I will never forget the last letter my grandfather ever wrote me. The year was 1986. I was 24 years old, living a dissolute expatriate life in Taipei, Taiwan; a life full of sleazy discos, motorcycles and scores of fresh-faced Taiwanese children to whom I taught English.
In those pre-e-mail days, a letter from the States was a major event, especially from my grandfather, who, as he felt the end approaching, was taking very seriously his responsibility to share whatever wisdom he had accumulated with his wayward grandson. The letters were absurdly learned, stocked with quotations from the likes of Thomas Aquinas and St. Augustine and filled with meditations on how my personal (mis)behavior had been molded by several thousand years of Western civilization.

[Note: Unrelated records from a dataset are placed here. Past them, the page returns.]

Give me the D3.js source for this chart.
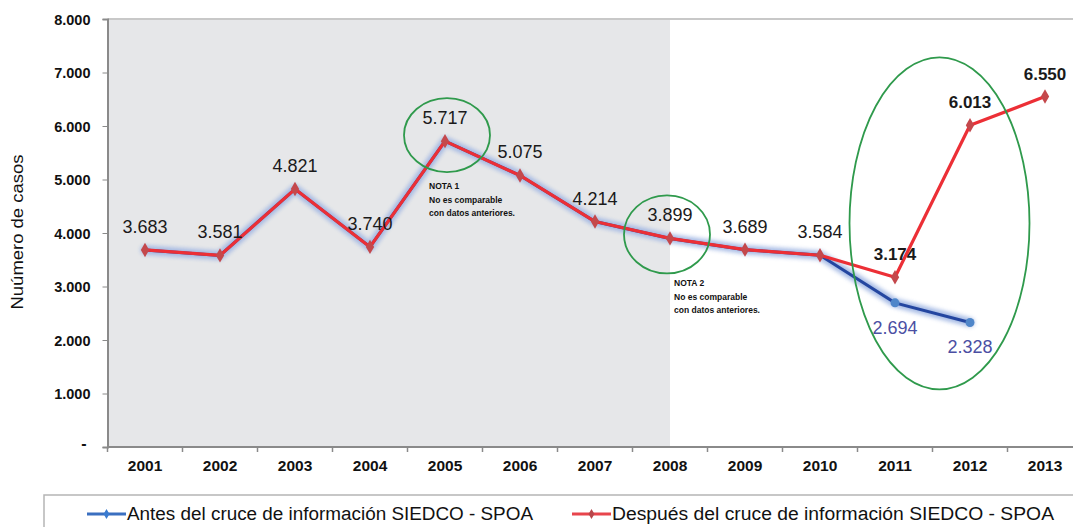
<!DOCTYPE html>
<html><head><meta charset="utf-8">
<script src="https://cdn.jsdelivr.net/npm/d3@7"></script>
<style>body{margin:0;background:#fff;} svg{display:block;font-family:"Liberation Sans",Arial,sans-serif;}</style>
</head><body>
<svg id="c" width="1073" height="527"></svg>
<script>
const years = ["2001","2002","2003","2004","2005","2006","2007","2008","2009","2010","2011","2012","2013"];
const antes = [3683,3581,4821,3740,5717,5075,4214,3899,3689,3584,2694,2328];
const despues = [3683,3581,4821,3740,5717,5075,4214,3899,3689,3584,3174,6013,6550];
const yTicks = [0,1000,2000,3000,4000,5000,6000,7000,8000];
const seriesNames = ["Antes del cruce de información SIEDCO - SPOA","Después del cruce de información SIEDCO - SPOA"];
const notes = [
  {year:"2005", lines:["NOTA 1","No es comparable","con datos anteriores."]},
  {year:"2008", lines:["NOTA 2","No es comparable","con datos anteriores."]}
];

const svg = d3.select("#c");
const L = 107.5, R = 1082.5, T = 19, B = 447;
const xb = d3.scaleBand().domain(years).range([L, R]);
const bw = xb.bandwidth();
const x = d => xb(d) + bw/2;
const y = d3.scaleLinear().domain([0,8000]).range([B, T]);
const loc = d3.formatLocale({decimal:",", thousands:".", grouping:[3], currency:["",""]});
const fmt = loc.format(",.0f");

const defs = svg.append("defs");
const f = defs.append("filter").attr("id","glow").attr("x","-10%").attr("y","-20%").attr("width","120%").attr("height","140%");
f.append("feGaussianBlur").attr("stdDeviation",2.2);

// shaded region to 2008
svg.append("rect").attr("x", L).attr("y", T).attr("width", x("2008") - L).attr("height", B - T).attr("fill", "#e6e7e9");
// top border
svg.append("line").attr("x1", L).attr("x2", 1073).attr("y1", T).attr("y2", T).attr("stroke", "#c8c8c8").attr("stroke-width", 2);

// y axis
const ya = svg.append("g").attr("transform", `translate(${L},0)`)
  .call(d3.axisLeft(y).tickValues(yTicks).tickSize(5).tickPadding(12).tickFormat(d => d === 0 ? "-" : fmt(d)));
ya.select(".domain").attr("stroke", "#8a8a8a").attr("stroke-width", 2);
ya.selectAll(".tick line").attr("stroke", "#8a8a8a");
ya.selectAll("text").attr("font-size", 14.5).attr("font-weight", "bold").attr("fill", "#111").attr("dy","0.35em");
ya.selectAll(".tick").filter(d => d === 0).select("text").attr("font-size", 16).attr("dy","0.1em").attr("dx","-4");

// x axis
const xa = svg.append("g").attr("transform", `translate(0,${B})`)
  .call(d3.axisBottom(xb).tickSize(0).tickPadding(13));
xa.select(".domain").remove();
xa.selectAll("text").attr("font-size", 15.5).attr("font-weight", "bold").attr("fill", "#111");
svg.append("line").attr("x1", L).attr("x2", 1073).attr("y1", B).attr("y2", B).attr("stroke", "#8a8a8a").attr("stroke-width", 2);
svg.append("g").selectAll("line").data(years).join("line")
  .attr("x1", d => xb(d)).attr("x2", d => xb(d)).attr("y1", B).attr("y2", B + 5)
  .attr("stroke", "#8a8a8a").attr("stroke-width", 1.5);

// y title
svg.append("text").attr("transform", "translate(23,232) rotate(-90)").attr("text-anchor", "middle")
  .attr("font-size", 16).attr("fill", "#111").attr("textLength", 155).attr("lengthAdjust","spacingAndGlyphs").text("Nuúmero de casos");

// lines
const line = d3.line().x(d => x(d.year)).y(d => y(d.v));
const aData = antes.map((v,i) => ({year: years[i], v}));
const dData = despues.map((v,i) => ({year: years[i], v}));

svg.append("path").datum(aData).attr("d", line).attr("fill","none").attr("stroke","#9db4e2").attr("stroke-width",9)
  .attr("stroke-linejoin","round").attr("stroke-linecap","round").attr("filter","url(#glow)").attr("opacity",0.9);
svg.append("path").datum(aData).attr("d", line).attr("fill","none").attr("stroke","#2446a0").attr("stroke-width",3);
svg.append("path").datum(dData).attr("d", line).attr("fill","none").attr("stroke","#ec2f36").attr("stroke-width",3.2).attr("stroke-linejoin","round");

// markers
const diamond = d3.symbol().type(d3.symbolDiamond).size(60);
svg.append("g").selectAll("circle").data(aData.slice(10)).join("circle")
  .attr("cx", d => x(d.year)).attr("cy", d => y(d.v)).attr("r", 4.5).attr("fill", "#4f86c9");
svg.append("g").selectAll("path").data(dData).join("path")
  .attr("d", diamond).attr("transform", d => `translate(${x(d.year)},${y(d.v)})`).attr("fill", "#c4484c");

// data labels
svg.append("g").selectAll("text").data(dData).join("text")
  .attr("x", d => x(d.year)).attr("y", d => y(d.v) - 17).attr("text-anchor", "middle")
  .attr("font-size", (d,i) => i >= 10 ? 17 : 18).attr("fill", "#1a1a1a")
  .attr("font-weight", (d,i) => i >= 10 ? "bold" : "normal")
  .text(d => fmt(d.v));
svg.append("g").selectAll("text").data(aData.slice(10)).join("text")
  .attr("x", d => x(d.year)).attr("y", d => y(d.v) + 31).attr("text-anchor", "middle")
  .attr("font-size", 18).attr("fill", "#4b4fa3")
  .text(d => fmt(d.v));

// notes
notes.forEach((n, k) => {
  const idx = years.indexOf(n.year);
  const t = svg.append("text").attr("x", x(n.year) - 16 + k*20).attr("y", y(despues[idx]) + 48)
    .attr("font-size", 8.5).attr("fill", "#111").attr("font-weight","bold");
  n.lines.forEach((s, j) => t.append("tspan").attr("x", x(n.year) - 16 + k*20).attr("dy", j === 0 ? 0 : 13.5).text(s));
});

// ellipses
const g = svg.append("g").attr("fill","none").attr("stroke","#2f9a4c").attr("stroke-width",1.8);
g.append("ellipse").attr("cx", x("2005") + 2).attr("cy", y(5717) - 6).attr("rx", 43).attr("ry", 37);
g.append("ellipse").attr("cx", x("2008") - 3).attr("cy", y(3899) - 4).attr("rx", 43).attr("ry", 39);
g.append("ellipse").attr("cx", (x("2011") + x("2012"))/2 + 7).attr("cy", y(4180)).attr("rx", 90).attr("ry", 166);

// legend
svg.append("rect").attr("x", 44).attr("y", 495).attr("width", 1100).attr("height", 60).attr("fill","#fff").attr("stroke","#b5b5b5").attr("stroke-width",1.5);
const legColors = ["#3a6fc0", "#e8454c"];
const legMark = ["#3a7bd0", "#b8474b"];
const legX = [87, 572];
const legW = [406, 442];
seriesNames.forEach((s, i) => {
  const lg = svg.append("g").attr("transform", `translate(${legX[i]},514)`);
  lg.append("line").attr("x1",0).attr("x2",39).attr("stroke",legColors[i]).attr("stroke-width",3);
  lg.append("path").attr("d", d3.symbol().type(d3.symbolDiamond).size(30)).attr("transform","translate(19.5,0)").attr("fill",legMark[i]);
  lg.append("text").attr("x", 40).attr("dy","0.35em").attr("font-size", 18).attr("fill","#111")
    .attr("textLength", legW[i]).attr("lengthAdjust","spacingAndGlyphs").text(s);
});
</script>
</body></html>
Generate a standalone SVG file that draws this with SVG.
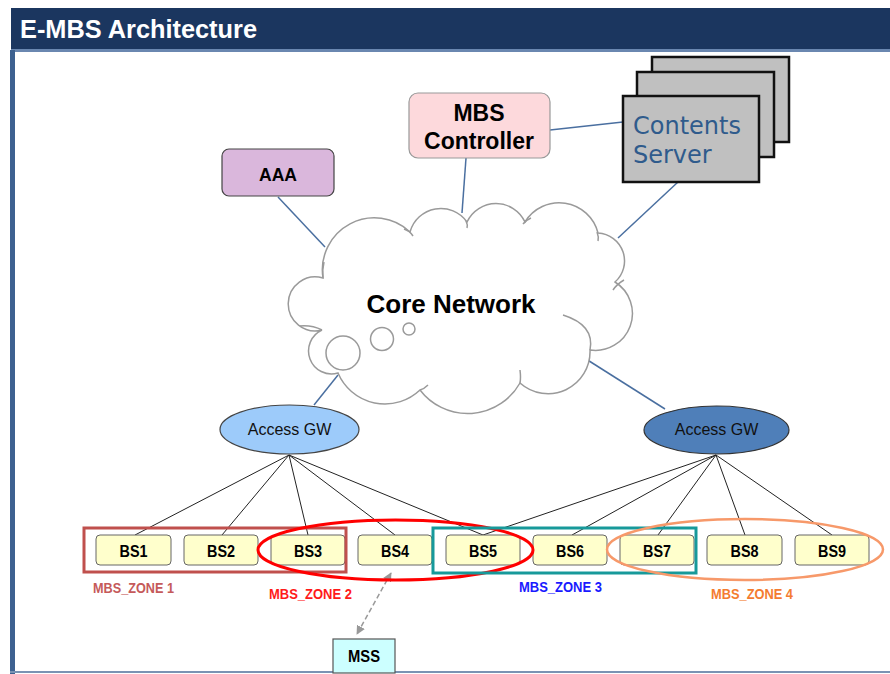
<svg xmlns="http://www.w3.org/2000/svg" width="890" height="674" viewBox="0 0 890 674">
<style>
.b{font-family:"Liberation Sans",Arial,sans-serif;font-weight:bold;fill:#000;text-anchor:middle}
.bs rect{fill:#ffffcc;stroke:#666;stroke-width:1}
.lnk{stroke:#4a6fa0;stroke-width:1.5;fill:none}
.blk{stroke:#222;stroke-width:1;fill:none}
.zl{font-family:"Liberation Sans",Arial,sans-serif;font-weight:bold;font-size:15px}
.cl{fill:none;stroke:#9a9a9a;stroke-width:1.5}
</style>
<defs>
<marker id="ah" viewBox="0 0 10 10" refX="9" refY="5" markerWidth="6" markerHeight="6" orient="auto-start-reverse"><path d="M0,0 L10,5 L0,10 z" fill="#999"/></marker>
</defs>
<rect x="0" y="0" width="890" height="674" fill="#fff"/>
<g id="frame">
<rect x="11" y="8" width="879" height="41" fill="#1b365f"/>
<rect x="11" y="49" width="879" height="3" fill="#6a87b0"/>
<rect x="10" y="50" width="5" height="624" fill="#3d6190"/>
<rect x="10" y="671" width="880" height="2" fill="#7a93b3"/>
<text x="20" y="38" font-family="Liberation Sans,Arial,sans-serif" font-weight="bold" font-size="26" fill="#fff" textLength="237" lengthAdjust="spacingAndGlyphs">E-MBS Architecture</text>
</g>
<g id="connectors">
<line class="lnk" x1="278" y1="197" x2="325" y2="247"/>
<line class="lnk" x1="466" y1="158" x2="462" y2="213"/>
<line class="lnk" x1="550" y1="130" x2="623" y2="122"/>
<line class="lnk" x1="678" y1="182" x2="618" y2="238"/>
<line class="lnk" x1="338" y1="375" x2="314" y2="405"/>
<line class="lnk" x1="586" y1="359" x2="665" y2="409"/>
<line class="blk" x1="289" y1="455" x2="135" y2="535"/>
<line class="blk" x1="289" y1="455" x2="222" y2="535"/>
<line class="blk" x1="289" y1="455" x2="308" y2="535"/>
<line class="blk" x1="289" y1="455" x2="395" y2="535"/>
<line class="blk" x1="289" y1="455" x2="483" y2="535"/>
<line class="blk" x1="716" y1="455" x2="483" y2="535"/>
<line class="blk" x1="716" y1="455" x2="572" y2="535"/>
<line class="blk" x1="716" y1="455" x2="658" y2="535"/>
<line class="blk" x1="716" y1="455" x2="745" y2="535"/>
<line class="blk" x1="716" y1="455" x2="832" y2="535"/>
<line x1="391" y1="573" x2="357" y2="634" stroke="#999" stroke-width="1.5" stroke-dasharray="5,3" marker-start="url(#ah)" marker-end="url(#ah)"/>
</g>
<g id="aaa">
<rect x="222" y="149" width="112" height="47" rx="7" fill="#dab7dc" stroke="#444" stroke-width="1.2"/>
<text class="b" x="278" y="181" font-size="18" textLength="38" lengthAdjust="spacingAndGlyphs">AAA</text>
</g>
<g id="mbs-controller">
<rect x="409" y="93" width="141" height="65" rx="9" fill="#fdd9dc" stroke="#999" stroke-width="1.2"/>
<text class="b" x="479" y="121" font-size="23">MBS</text>
<text class="b" x="479" y="149" font-size="23">Controller</text>
</g>
<g id="contents-server">
<rect x="652" y="57" width="137" height="85" fill="#c0c0c0" stroke="#111" stroke-width="2.5"/>
<rect x="637" y="72" width="137" height="85" fill="#c0c0c0" stroke="#111" stroke-width="2.5"/>
<rect x="623" y="96" width="136" height="86" fill="#c0c0c0" stroke="#111" stroke-width="2.5"/>
<text x="633" y="134" font-family="DejaVu Sans,sans-serif" font-size="24" fill="#2f5b8c">Contents</text>
<text x="633" y="163" font-family="DejaVu Sans,sans-serif" font-size="24" fill="#2f5b8c">Server</text>
</g>
<g id="core-network">
<path d="M323,278 A52,52 0 0,1 410,232 A32,32 0 0,1 467,222 A32,32 0 0,1 525,222 A40,40 0 0,1 598,233 A28,28 0 0,1 615,282 A37,37 0 0,1 590,350 A42,42 0 0,1 520,383 A60,60 0 0,1 420,390 A51,51 0 0,1 338,373 A23,23 0 0,1 322,330 A27,27 0 1,1 323,278 Z" fill="#fff" stroke="#9a9a9a" stroke-width="1.5"/>
<path class="cl" d="M563,315 Q595,325 590,350"/>
<path class="cl" d="M520,370 Q521,378 520,383"/>
<path class="cl" d="M428,385 Q424,389 420,390"/>
<path class="cl" d="M300,326 Q312,325 322,330"/>
<path class="cl" d="M324,262 Q322,270 323,278"/>
<path class="cl" d="M404,229 Q410,231 413,236"/>
<path class="cl" d="M466,221 Q468,225 467,228"/>
<path class="cl" d="M523,224 Q526,220 531,218"/>
<path class="cl" d="M597,232 Q599,237 598,241"/>
<path class="cl" d="M613,290 Q617,284 624,280"/>
<circle class="cl" cx="343" cy="353" r="17"/>
<circle class="cl" cx="382" cy="339" r="11.5"/>
<circle class="cl" cx="409" cy="329" r="6"/>
<text class="b" x="451" y="313" font-size="26">Core Network</text>
</g>
<g id="access-gw-1">
<ellipse cx="289.5" cy="429.5" rx="69.5" ry="24.5" fill="#9dcbfa" stroke="#444" stroke-width="1.2"/>
<text x="289.5" y="435" font-family="Liberation Sans,Arial,sans-serif" font-size="16" text-anchor="middle" fill="#111">Access GW</text>
</g>
<g id="access-gw-2">
<ellipse cx="716.5" cy="430" rx="72.5" ry="24" fill="#4f7fb9" stroke="#333" stroke-width="1.2"/>
<text x="716.5" y="435" font-family="Liberation Sans,Arial,sans-serif" font-size="16" text-anchor="middle" fill="#111">Access GW</text>
</g>
<g id="bs1" class="bs"><rect x="96" y="535" width="75" height="30" rx="4"/><text class="b" x="133.5" y="557" font-size="17" textLength="28" lengthAdjust="spacingAndGlyphs">BS1</text></g>
<g id="bs2" class="bs"><rect x="184" y="535" width="74" height="30" rx="4"/><text class="b" x="221" y="557" font-size="17" textLength="28" lengthAdjust="spacingAndGlyphs">BS2</text></g>
<g id="bs3" class="bs"><rect x="271" y="535" width="74" height="30" rx="4"/><text class="b" x="308" y="557" font-size="17" textLength="28" lengthAdjust="spacingAndGlyphs">BS3</text></g>
<g id="bs4" class="bs"><rect x="358" y="535" width="74" height="30" rx="4"/><text class="b" x="395" y="557" font-size="17" textLength="28" lengthAdjust="spacingAndGlyphs">BS4</text></g>
<g id="bs5" class="bs"><rect x="446" y="535" width="74" height="30" rx="4"/><text class="b" x="483" y="557" font-size="17" textLength="28" lengthAdjust="spacingAndGlyphs">BS5</text></g>
<g id="bs6" class="bs"><rect x="533" y="535" width="74" height="30" rx="4"/><text class="b" x="570" y="557" font-size="17" textLength="28" lengthAdjust="spacingAndGlyphs">BS6</text></g>
<g id="bs7" class="bs"><rect x="620" y="535" width="74" height="30" rx="4"/><text class="b" x="657" y="557" font-size="17" textLength="28" lengthAdjust="spacingAndGlyphs">BS7</text></g>
<g id="bs8" class="bs"><rect x="707" y="535" width="75" height="30" rx="4"/><text class="b" x="744.5" y="557" font-size="17" textLength="28" lengthAdjust="spacingAndGlyphs">BS8</text></g>
<g id="bs9" class="bs"><rect x="795" y="535" width="74" height="30" rx="4"/><text class="b" x="832" y="557" font-size="17" textLength="28" lengthAdjust="spacingAndGlyphs">BS9</text></g>
<g id="mbs-zone-1">
<rect x="84" y="528" width="262" height="44" fill="none" stroke="#c0504d" stroke-width="3"/>
<text class="zl" x="93" y="593" fill="#c55a5a" textLength="81" lengthAdjust="spacingAndGlyphs">MBS_ZONE 1</text>
</g>
<g id="mbs-zone-2">
<ellipse cx="395.5" cy="550" rx="137.5" ry="30" fill="none" stroke="#ff0000" stroke-width="3"/>
<text class="zl" x="269" y="599" fill="#ff1a1a" textLength="83" lengthAdjust="spacingAndGlyphs">MBS_ZONE 2</text>
</g>
<g id="mbs-zone-3">
<rect x="433" y="528" width="263" height="45" fill="none" stroke="#17999a" stroke-width="3"/>
<text class="zl" x="519" y="592" fill="#1a1aff" textLength="83" lengthAdjust="spacingAndGlyphs">MBS_ZONE 3</text>
</g>
<g id="mbs-zone-4">
<ellipse cx="745" cy="549.5" rx="138" ry="30.5" fill="none" stroke="#f7996a" stroke-width="2.5"/>
<text class="zl" x="711" y="599" fill="#f47c30" textLength="82" lengthAdjust="spacingAndGlyphs">MBS_ZONE 4</text>
</g>
<g id="mss">
<rect x="333" y="639" width="62" height="34" fill="#ccffff" stroke="#555" stroke-width="1.2"/>
<text class="b" x="364" y="662" font-size="17" textLength="32" lengthAdjust="spacingAndGlyphs">MSS</text>
</g>
</svg>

But in this letter there was one paragraph that broke out of the lecture hall and into the living room. The Red Sox, my grandfather noted, had a three games to one lead in the World Series over the New York Mets. "I am about to witness," wrote my grandfather, "something that I have waited my entire adult life to see."
My grandfather lived in southern New Hampshire, and had deep roots in New England. He was a devoted Red Sox fan, and in the later years of life suffered from an insomnia whose only saving grace was that it allowed him to listen to the radio broadcasts of late-night West Coast road games. During the summers I spent in New Hampshire as a boy, when I stumbled to breakfast he would regale me with the full details of the games -- details that none of the papers we could get in New Hampshire would have.
Alas, by the time that letter reached me in Taiwan, the Series was already over, and anyone with even the faintest acquaintance with baseball knows what happened, knows the horror that was inflicted upon an entire generation of Red Sox fans. I could only shake my head in rueful dismay, imagining the pain that he had experienced watching those final games. My grandfather, a scientist and doctor who was a great believer in logic, never understood how a pitcher's control could just suddenly desert him in the middle of an inning, or an at bat. I'm sure he found the complete collapse of the Red Sox in 1986 equally mystifying.
I never had the chance to discuss it with him in detail. Just a few short weeks after I received the letter, my grandfather passed away.
I've missed him ever since. Usually the missing takes a particular form. As I wonder at my own children, at their keen minds and sparkling wit, I wish that he could have met them -- he would have been extraordinarily delighted with them, with their observations about the world, and their curiosity as to all things. When they ask questions of me, I often feel my grandfather rise up inside, and am compelled to explain to them how whatever it is that is puzzling them had its roots in the deliberations of philosophers in ancient Greece. They often look at me dumbstruck as I veer off into space and time, but they also, I know, love it -- they relish the attempt to draw the big picture.
The last two weeks, however, my grandfather has again been much in my mind. The mind-boggling victory over the Yankees, a team even Socrates would have loved to hate, followed by the stunning disemboweling of the Cardinals, would have brought a smile to his face, would have sent his eyebrows arching to the sky. I'm sorry he missed it -- but I'm still here, and he's in me, so maybe he didn't really miss it, after all.